The coal industry in the United States is struggling to survive but coal company executives are pocketing generous bonus payments, Public Citizen said May 17.
As America’s largest coal producers “were driving their coal companies into the ground through bad investments and overproduction, their CEOs pocketed outrageous bonuses while laying off hundreds of workers,” Public Citizen said in a news release.
All told, bonuses and money spent on bankruptcy lawyers by the four companies – Alpha Natural Resources, Arch Coal, Cloud Peak Energy and Peabody Energy – topped out at nearly a quarter of a billion dollars, Public Citizen said in announcing a new report.
In conjunction with the report, Public Citizen is sending a letter to the CEOs of Alpha, Arch and Peabody (which have all filed for Chapter 11) urging them to “invest their multimillion-dollar bonuses in a trust fund for the workers they have laid off.”
“It is unfortunate that the political discourse has been framed by this fictitious ‘war on coal’ narrative, when the truth reveals an industry hampered largely by market forces and poor financial decisions,” said Tyson Slocum, director of Public Citizen’s Energy Program. “We need an honest dialogue about the future of our energy system and how to prioritize investing in coal mining communities that have been hurt by the transition.”
The companies and their lobbying trade associations “have been quick to point fingers at mine workers, unions, environmental regulations and the federal government rather than accepting blame for their own decisions,” Public Citizen said. These companies have also compensated for their losses by repeatedly cutting worker benefits while continuing to dole out bonuses for their top executives.
Report issued as federal coal lease program under review
The report and letter coincide with the kick-off of a series of public hearings organized by the U.S. Department of the Interior as part of its formal review of the federal coal program. The first hearing will be today in Casper, Wyo., with additional hearings scheduled over the next eight weeks in Salt Lake City, Utah; Knoxville, Tenn.; Pittsburgh, Pa.; Seattle, Wash.; and Grand Junction, Colo.
Public Citizen was referring to hearings on the Interior Department Bureau of Land Management (BLM) moratorium on coal sales on federal lands. The National Mining Association has said that the current royalty paid on federal coal is much higher than the royalty typically paid on coal mined on private land in coal states.
Among other things, Public Citizen asserts that:
- Big compensation packages were delivered to CEOs after the companies committed themselves to producing more metallurgical coal − even as its price slumped from $160.39 per short ton in 2011 to $100.85/ton in 2014.
- After Alpha Natural Resources went filed for bankruptcy reorganization in 2015, it increased lobbying spending by 190% during the fourth quarter of 2015 while attempting to eliminate health care benefits for its workers.
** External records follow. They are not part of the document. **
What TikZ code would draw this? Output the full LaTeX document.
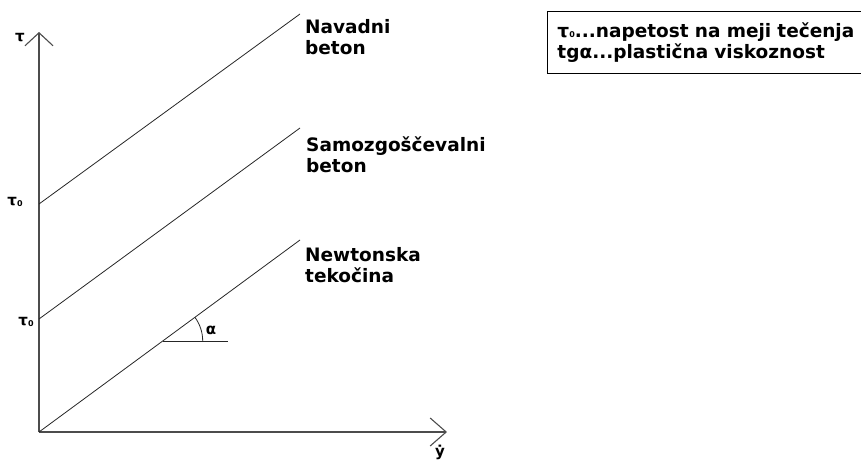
\documentclass[tikz,border=0pt]{standalone}
\usepackage{fontspec}
\setmainfont{DejaVu Sans}
\usetikzlibrary{arrows.meta}
\newcommand{\tauzero}{τ\raisebox{-0.5pt}{\fontsize{8}{8}\selectfont 0}}
\begin{document}
\begin{tikzpicture}[x=1pt,y=-1pt,
  lbl/.style={font=\bfseries\fontsize{18.5}{21}\selectfont, align=left, inner sep=0pt, anchor=north west},
  sym/.style={font=\bfseries\fontsize{15}{15}\selectfont, inner sep=0pt},
  graphline/.style={line width=0.8pt, black!85},
  axis/.style={line width=1.1pt, black!70},
  legend/.style={draw, line width=0.9pt, anchor=north west, minimum width=360pt, minimum height=62pt, inner xsep=8pt, inner ysep=0pt, text width=340pt, align=left, font=\bfseries\fontsize{18.5}{21}\selectfont}]
\useasboundingbox (0,0) rectangle (861,463);
\clip (0,0) rectangle (861,463);
% axes
\coordinate (O) at (39,432);
\coordinate (Ytip) at (39,32);
\coordinate (Xtip) at (447,432);
\draw[axis, -{Straight Barb[length=13pt,width=28pt]}] (O) -- (Ytip);
\draw[axis, -{Straight Barb[length=16pt,width=28pt]}] (O) -- (Xtip);
% lines
\coordinate (A1) at (39,204);
\coordinate (A2) at (300,14);
\coordinate (B1) at (39,319);
\coordinate (B2) at (300,128);
\coordinate (C2) at (300,240);
\draw[graphline] (A1) -- (A2);
\draw[graphline] (B1) -- (B2);
\draw[graphline] (O) -- (C2);
% alpha
\coordinate (P) at (162.7,341);
\coordinate (H) at (228,341);
\draw[graphline] (P) -- (H);
\draw[graphline] (P) ++(40,0) arc[start angle=0, end angle=-36.3, radius=40];
\node[sym] (alpha) at (211,330) {α};
% labels
\node[lbl] (nav) at (305,19) {Navadni\\beton};
\node[lbl] (sam) at (306,137) {Samozgoščevalni\\beton};
\node[lbl] (new) at (305,247) {Newtonska\\tekočina};
\node[sym] (tau) at (20,38) {τ};
\node[sym] (t1) at (15,202) {\tauzero};
\node[sym] (t2) at (26,322) {\tauzero};
\node[sym] (gdot) at (440,452) {ẏ};
% legend box
\node[legend] (leg) at (547,11) {\tauzero...napetost na meji tečenja\\tgα...plastična viskoznost};
\end{tikzpicture}
\end{document}
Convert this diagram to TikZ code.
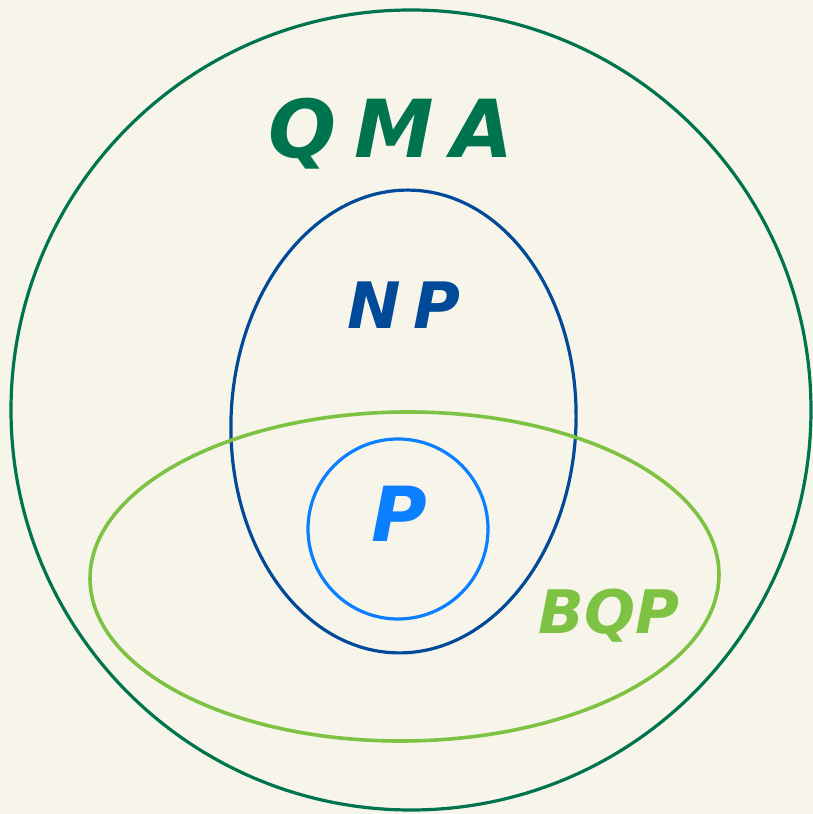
\documentclass[tikz,border=0pt]{standalone}
\usepackage{fontspec}
\usetikzlibrary{shapes.geometric}
\setmainfont{DejaVu Sans}
\definecolor{bg}{HTML}{F7F5EA}
\definecolor{qmac}{HTML}{00744F}
\definecolor{npc}{HTML}{004A99}
\definecolor{pc}{HTML}{0A7FFF}
\definecolor{bqpc}{HTML}{7DC242}
\tikzset{
  setline/.style={line width=3.2pt},
  lbl/.style={inner sep=0pt, anchor=base},
}
\begin{document}
\begin{tikzpicture}[x=1pt,y=1pt]
\fill[bg] (0,0) rectangle (813,814);
\useasboundingbox (0,0) rectangle (813,814);
% sets
\node[setline, draw=qmac, circle, minimum size=800pt, inner sep=0pt] (qma) at (411,404) {};
\node[setline, draw=npc, ellipse, minimum width=345pt, minimum height=463pt, inner sep=0pt, rotate=-2.3] (np) at (403.5,392.5) {};
\node[line width=3.6pt, draw=bqpc, ellipse, minimum width=629pt, minimum height=329pt, inner sep=0pt, rotate=0.5] (bqp) at (404.5,237.5) {};
\node[setline, draw=pc, circle, minimum size=180pt, inner sep=0pt] (p) at (398,285) {};
% labels
\node[lbl, text=qmac, font=\fontsize{80}{80}\selectfont\bfseries\itshape] (lqma) at (391,656) {Q\hspace{18pt}M\hspace{18pt}A};
\node[lbl, text=npc, font=\fontsize{64}{64}\selectfont\bfseries\itshape] (lnp) at (404,485) {N\hspace{12pt}P};
\node[lbl, text=pc, font=\fontsize{76}{76}\selectfont\bfseries\itshape] (lp) at (399,272) {P};
\node[lbl, text=bqpc, font=\fontsize{60}{60}\selectfont\bfseries\itshape] (lbqp) at (609,180) {BQP};
\end{tikzpicture}
\end{document}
Since then, Alpha has petitioned the court to break contracts with the United Mine Workers of America to modify retiree health care benefits, and paid a total of $28.4m in bankruptcy advisory fees.
- After filing for Chapter 11 protection earlier this year, Arch Coal laid off 230 employees from its Black Thunder Mine while paying five executives almost $20m and spending more than $18.5m on bankruptcy advisers.
- After filing for bankruptcy in March 2016, Peabody paid bankruptcy advisers $27.5m through April 2016, with some advisers being paid as much as $1,075 per hour.
- Cloud Peak Energy, the only one of the top four companies that has not declared bankruptcy, is in a more stable financial position likely in part because it has long taken advantage of a loophole allowing the company to value coal at low domestic prices for royalty purposes and then resell it abroad for higher international prices. Although Cloud Peak had $491m in debt as of February, it is “in a comfortable place compared to Alpha, Arch Coal, and Peabody Energy,” according to the report.
Public Citizen is a non-profit consumer advocacy organization and think tank founded by Ralph Nader in 1971.